For professionals navigating the complexities of a financial audit, distinguishing between tolerable misstatement and performance materiality is not merely an academic exercise; it is fundamental to executing an efficient and effective engagement. While often discussed in tandem, these two concepts serve distinct purposes in the audit risk model, guiding decisions from the initial planning stages through to the final evaluation of findings. Understanding their unique definitions, roles, and the precise relationship between them is essential for auditors to allocate resources wisely and for stakeholders to interpret the true quality of a company's financial health.
The Strategic Purpose of Performance Materiality
Performance materiality represents the threshold set by the auditor below which, individually or in the aggregate, misstatements are considered not to be material to the financial statements. Its primary function is strategic, acting as a buffer zone that allows the auditor to reduce the risk of undetected misstatements to an acceptably low level. By setting this level lower than the overall materiality for the financial statements as a whole, the auditor ensures that the cumulative effect of uncorrected and undetected misstatements remains below the materiality threshold at the financial statement level. This concept is central to the entire audit methodology, influencing everything from the nature of procedures to the extent of sample sizes selected during testing.

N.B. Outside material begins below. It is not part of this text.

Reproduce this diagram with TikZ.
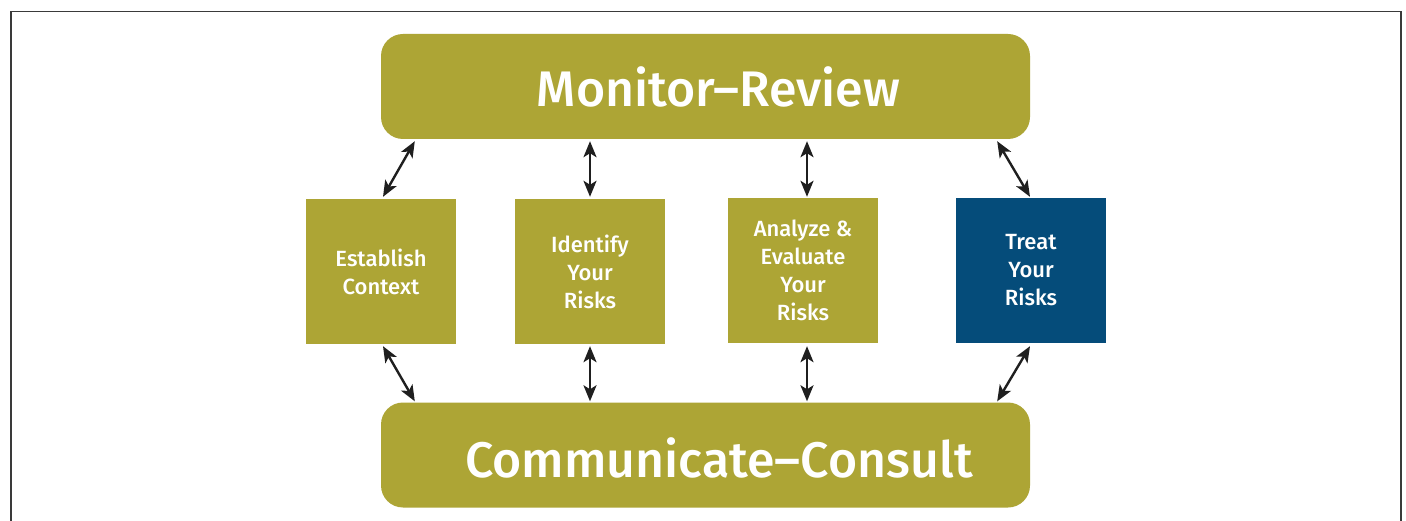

Operationalizing the Threshold
Determining performance materiality is a matter of professional judgment, typically calculated as a percentage—often ranging from 50% to 75%—of the overall materiality benchmark. Factors influencing this calculation include the anticipated effectiveness of the entity's internal controls, the results of preliminary analytical procedures, and the assessed risk of material misstatement. A higher risk of fraud or error might necessitate a more conservative performance materiality, set at a lower percentage to trigger more extensive testing. Conversely, a robust internal control environment might support a higher percentage, allowing the audit team to focus resources on higher-risk areas without expending unnecessary effort on low-risk assertions.
Defining Tolerable Misstatement in Specific Contexts
Tolerable misstatement, on the other hand, is a more specific and technical term applied at the account balance or transaction class level. It represents the maximum misstatement—the amount of error—the auditor is willing to accept within a particular segment of the financial statements without modifying the planned level of the audit procedure. This concept is intrinsically linked to the procedures performed on accounts such as inventory, accounts receivable, or property, plant, and equipment. It answers the practical question: "How much error in this specific account can we tolerate and still rely on the evidence gathered?"
The Relationship to Audit Procedures
The determination of tolerable misstatement directly dictates the design and execution of audit tests. For example, when performing a substantive test on accounts receivable, the auditor might set a tolerable misstatement of $50,000 for overstatement. If the auditor's testing procedures—such as confirmation or analytical review—reveal a projected misstatement that exceeds this $50,000 limit, the auditor must conclude that the account balance is materially misstated. Therefore, tolerable misstatement acts as the pass/fail criterion for individual audit procedures, ensuring that evidence gathered is sufficient and appropriate to support the opinion on that specific segment.
Interpreting the Key Differences
While interconnected, the distinction between these two concepts is critical for a clear audit strategy. Performance materiality is a holistic, top-down threshold applied to the financial statements in their entirety, guiding the overall scope and intensity of the audit. Tolerable misstatement is a granular, bottom-up threshold applied to specific accounts or assertions, dictating the rigor of individual test procedures. Confusing the two can lead to significant inefficiencies; setting tolerable misstatements at a level inconsistent with performance materiality can result in either insufficient testing, leaving risks undetected, or excessive testing, wasting valuable resources and time.